Configure your aircraft based on your phase of flight.

John Eckalbar’s superb book, Flying the Beech Bonanza, has some timeless advice that applies even if you don’t operate an aircraft that rolled out of the Beech factory in Wichita. You’ll find my sweaty fingerprints all over pages 108 to 123 — the section he calls “IFR By the Numbers.” Starting with what he labels “The Ruts,” he proposes that three elements of the aircraft — power, attitude and configuration — are the keys to smooth, safe flying. He goes on to advise establishing baseline combinations of these three elements for each of eight or nine regimes of flight — or ruts, as he also calls them. As you move from one phase of flight to another, you should have a specified configuration of flaps, gear, cowl flaps, etc., to go with a planned power setting and attitude. Eckalbar defines the ruts as: 1. takeoff and full-power climb; 2. cruise climb; 3. en route; 4. en route letdown; 5. maneuvering around the final approach fix; 6. descent to minimums; 7. level off at minimum descent altitude (non-precision approaches only); 8. proceed to runway and land; or, 9. missed approach.
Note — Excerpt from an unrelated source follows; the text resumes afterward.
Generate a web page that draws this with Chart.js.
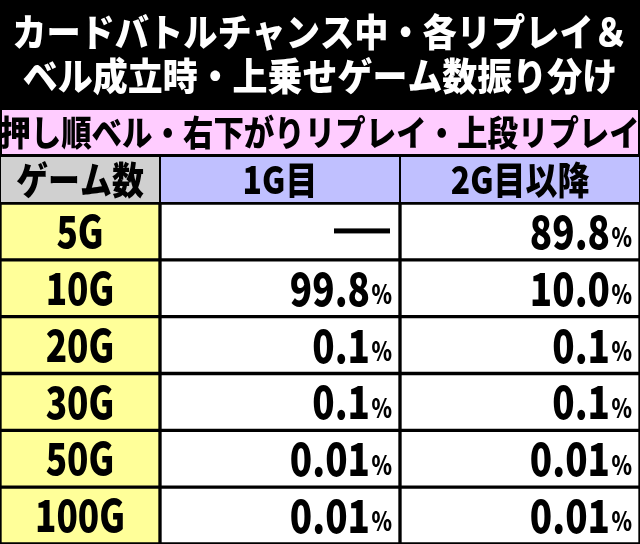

Of course, on an ILS, you’d skip number 7 and go direct to 8 — or 9. Eckalbar wrote: “Now imagine how much simpler your flying would be, if, instead of having throttle, prop, mixture, trim, gear, flaps and cowl flaps, you simply had nine buttons to choose from — one for each regime.” He goes on to describe the combinations of power, attitude and configuration that he has found to work well in Bonanzas. But he also encourages pilots to experiment with their own aircraft to fine-tune the technique. If you fly a Bonanza and haven’t read this book, I think you should. (It’s available through the American Bonanza Society, bonanza.org.) Part of my “day-before” checklist for an IFR flight is to reread at least those 15 pages. If you fly something else, you can still take the basic advice and fill in combinations that will work best for your airplane.